The Deputy has asked two related questions which pertain to the three areas of productive investment and where and how they should be funded - by increasing taxes, by not cutting existing taxes, by cutting from other areas of spending, or indeed by breaking the fiscal rules. The Deputy's second question was whether we are locked into moving from where we already are and moving a certain percentage more than that each year, which is equivalent to the reference rate plus inflation once the structural target has been achieved. I will answer the two together. Essentially, the expenditure benchmark restricts growth in spending, while discretionary increases in revenue allow countries to expand the envelope for spending. Similarly, cuts in spending allow an expansion of the envelope for tax cuts. The expenditure benchmark and the structural balance rule, which will also affect us in 2017 and 2018 - that is the convergence margin, which I am also happy to talk about - affect the stance. They affect what the structural deficit will be over time if the rules are adhered to. We can talk about the appropriateness of those rules, but that is what they do - they affect the stance. They do not, however, affect the ability to invest in the economy, provided one is willing to pay for it. This means that cuts in taxes and radical investment cannot be achieved at the same time. It means that we have to choose. With €900 million to €1 billion of fiscal space - and the way capital spending is treated means that it is a little bit more than that, because capital spending is done over a multi-year envelope - a country can only increase that amount. It can only increase the space for education, infrastructure, innovation and so forth by increasing revenue or by cutting areas of public spending such as justice or defence - areas that are less associated with long-term inclusive growth. It does not preclude us from investing in the economy and it does not preclude us from investing any less than Denmark invests in its economy. It precludes us from adopting a fiscal stance that the European Commission does not particularly like. Obviously, with the fiscal stance and the convergence margin that is applied, particularly for 2018, the fact that we are allowed to spend only €1 billion instead of €3 billion is because the European Commission's methodology says that Ireland is overheating. We are not overheating at the moment.

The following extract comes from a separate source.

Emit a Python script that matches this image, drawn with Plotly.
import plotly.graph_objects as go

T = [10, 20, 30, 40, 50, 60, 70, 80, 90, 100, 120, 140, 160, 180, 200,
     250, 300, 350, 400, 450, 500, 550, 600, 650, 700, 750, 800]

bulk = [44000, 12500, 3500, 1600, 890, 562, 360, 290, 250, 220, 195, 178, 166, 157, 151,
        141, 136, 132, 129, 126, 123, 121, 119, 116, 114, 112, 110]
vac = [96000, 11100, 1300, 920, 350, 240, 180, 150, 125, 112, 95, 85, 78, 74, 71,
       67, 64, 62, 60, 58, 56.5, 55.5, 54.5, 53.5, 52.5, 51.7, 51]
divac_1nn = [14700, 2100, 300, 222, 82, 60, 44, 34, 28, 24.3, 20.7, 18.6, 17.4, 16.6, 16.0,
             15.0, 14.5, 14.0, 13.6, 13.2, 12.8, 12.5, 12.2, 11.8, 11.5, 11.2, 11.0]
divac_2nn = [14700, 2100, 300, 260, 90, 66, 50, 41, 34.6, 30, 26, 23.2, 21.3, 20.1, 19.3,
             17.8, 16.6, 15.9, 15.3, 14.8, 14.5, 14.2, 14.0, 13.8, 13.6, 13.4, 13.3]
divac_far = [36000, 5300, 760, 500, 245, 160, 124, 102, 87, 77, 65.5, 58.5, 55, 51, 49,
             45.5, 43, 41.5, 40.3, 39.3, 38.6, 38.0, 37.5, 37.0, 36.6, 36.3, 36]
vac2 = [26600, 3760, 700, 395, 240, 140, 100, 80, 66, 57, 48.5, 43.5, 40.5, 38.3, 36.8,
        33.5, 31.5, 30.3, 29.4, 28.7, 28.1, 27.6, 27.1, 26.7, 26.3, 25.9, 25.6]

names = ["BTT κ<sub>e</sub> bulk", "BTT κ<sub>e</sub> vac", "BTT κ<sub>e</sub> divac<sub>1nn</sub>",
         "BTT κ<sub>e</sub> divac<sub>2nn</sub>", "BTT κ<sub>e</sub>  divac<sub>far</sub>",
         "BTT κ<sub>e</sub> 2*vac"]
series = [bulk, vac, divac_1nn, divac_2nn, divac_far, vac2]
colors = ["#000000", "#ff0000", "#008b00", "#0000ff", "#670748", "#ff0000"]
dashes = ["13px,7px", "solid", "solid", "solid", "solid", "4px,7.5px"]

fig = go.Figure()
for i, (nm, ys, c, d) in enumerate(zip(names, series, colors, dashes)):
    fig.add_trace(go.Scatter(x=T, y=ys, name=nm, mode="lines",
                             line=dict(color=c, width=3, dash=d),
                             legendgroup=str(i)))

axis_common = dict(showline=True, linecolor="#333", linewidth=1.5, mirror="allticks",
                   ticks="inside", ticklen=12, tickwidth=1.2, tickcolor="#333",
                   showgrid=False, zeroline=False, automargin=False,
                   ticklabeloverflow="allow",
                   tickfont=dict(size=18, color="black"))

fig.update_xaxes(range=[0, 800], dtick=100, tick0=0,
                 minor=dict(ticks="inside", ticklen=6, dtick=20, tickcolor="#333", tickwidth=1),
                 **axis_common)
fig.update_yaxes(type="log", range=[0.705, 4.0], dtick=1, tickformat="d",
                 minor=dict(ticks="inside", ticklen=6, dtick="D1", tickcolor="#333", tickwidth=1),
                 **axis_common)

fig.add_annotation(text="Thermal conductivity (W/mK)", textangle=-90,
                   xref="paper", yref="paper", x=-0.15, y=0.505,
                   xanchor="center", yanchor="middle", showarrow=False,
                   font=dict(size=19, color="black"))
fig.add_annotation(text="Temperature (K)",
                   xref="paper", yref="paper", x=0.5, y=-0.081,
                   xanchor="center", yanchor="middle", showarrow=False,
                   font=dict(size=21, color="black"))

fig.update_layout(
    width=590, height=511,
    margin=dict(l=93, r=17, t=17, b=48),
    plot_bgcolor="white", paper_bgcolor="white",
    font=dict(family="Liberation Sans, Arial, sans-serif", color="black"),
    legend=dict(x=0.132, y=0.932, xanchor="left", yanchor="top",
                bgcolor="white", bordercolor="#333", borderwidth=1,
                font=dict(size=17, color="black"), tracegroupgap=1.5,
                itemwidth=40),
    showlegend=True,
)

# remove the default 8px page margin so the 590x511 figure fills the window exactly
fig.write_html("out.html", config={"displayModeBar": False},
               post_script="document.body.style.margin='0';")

I would argue that the fiscal space for 2018 should be closer to €3 billion. This is something that the committee could argue, perhaps, with the Commission and could challenge. I suspect the Department of Finance and the ESRI agree with me in that regard, which is that the methodology is flawed. There is scope for increasing the fiscal space in 2018 and potentially even in 2017. That is my point about the fact that Ireland's economy is not overheating. We will probably have a deficit in 2016 of approximately 0.8% of GDP. If we were overheating, our structural deficit would be worse than our actual deficit. If a country was underheating - that is, if it did not reach its long-term average - one would expect the country's actual deficit to be worse than its structural deficit. Our actual deficit will be approximately 0.8% of GDP. We are not overheating. It seems unlikely that our structural deficit is more than 0.8% of GDP. It certainly is unlikely that it is much more than 1%. That means that one more year of application of this convergence margin, which reduces the fiscal space from approximately €3 billion to €1 billion, improves our structural deficit sufficiently to get us down to approximately 0.5%, which is all we have to do. If all of that is true, it means we can increase our fiscal space in 2018, giving us more money for infrastructure, tax cuts or whatever it is we want. What the fiscal rules do is to modify a country's fiscal stance and constrain what it can do with that fiscal stance. However, we are not at all precluded from spending as much as we want on infrastructure, education or research and development. However, we have to pay for it through revenue or cut other areas of public spending. That really is what it is.

In terms of the options that were outlined, we are concerned that the overall level of spending relative to output in previous years has been moving along a very low trajectory compared to other European countries. It is true that GDP is a very bad metric to use in terms of the ratios for Ireland. The Irish Fiscal Advisory Council came up with a hybrid measure, which was reasonably applicable for previous years although it will not be applicable at all for future years because of what happened to GDP in 2015. However, even by that metric, we are still quite a low spender compared to our Western European peers.

In our opinion, if we wish to have Western European standards of public services, infrastructure, education spending or research and development, we will have to pay for it. The implication is that rather than cutting things like the universal social charge we should be looking at ways to expand the tax base, which is another question. One could look at tax expenditures or one could look at various types of property tax. There are different types. I was listening to the previous session. One of the comments was that 40% of tax revenues come from income tax. We are a little above the EU average in terms of income tax as a proportion of overall revenue, but the revenue base in Ireland is actually quite low. Let us consider implicit tax rates, which are shown in one of the tables I included in the presentation on labour. In terms of the implicit tax rate on labour - that is, the effective tax rate over the potential tax base - we are actually a little bit low, but not dramatically so. The point is that we are not over-emphasising income tax. In fact, we are a little bit over in terms of consumption taxes. That would be the long-winded answer. We are not precluded from investing in infrastructure, education and research and development. However, we have to pay for it, which means reducing other areas of public spending or increasing the revenue base. On balance, I would be inclined towards the second option but, again, it is more complicated than that because there are reforms on taxation and the public spending side that should be progressed at the same time. One could look at reforming the overall tax system to be more growth-friendly and equity-friendly at the same time. Tax expenditure is an area we could examine.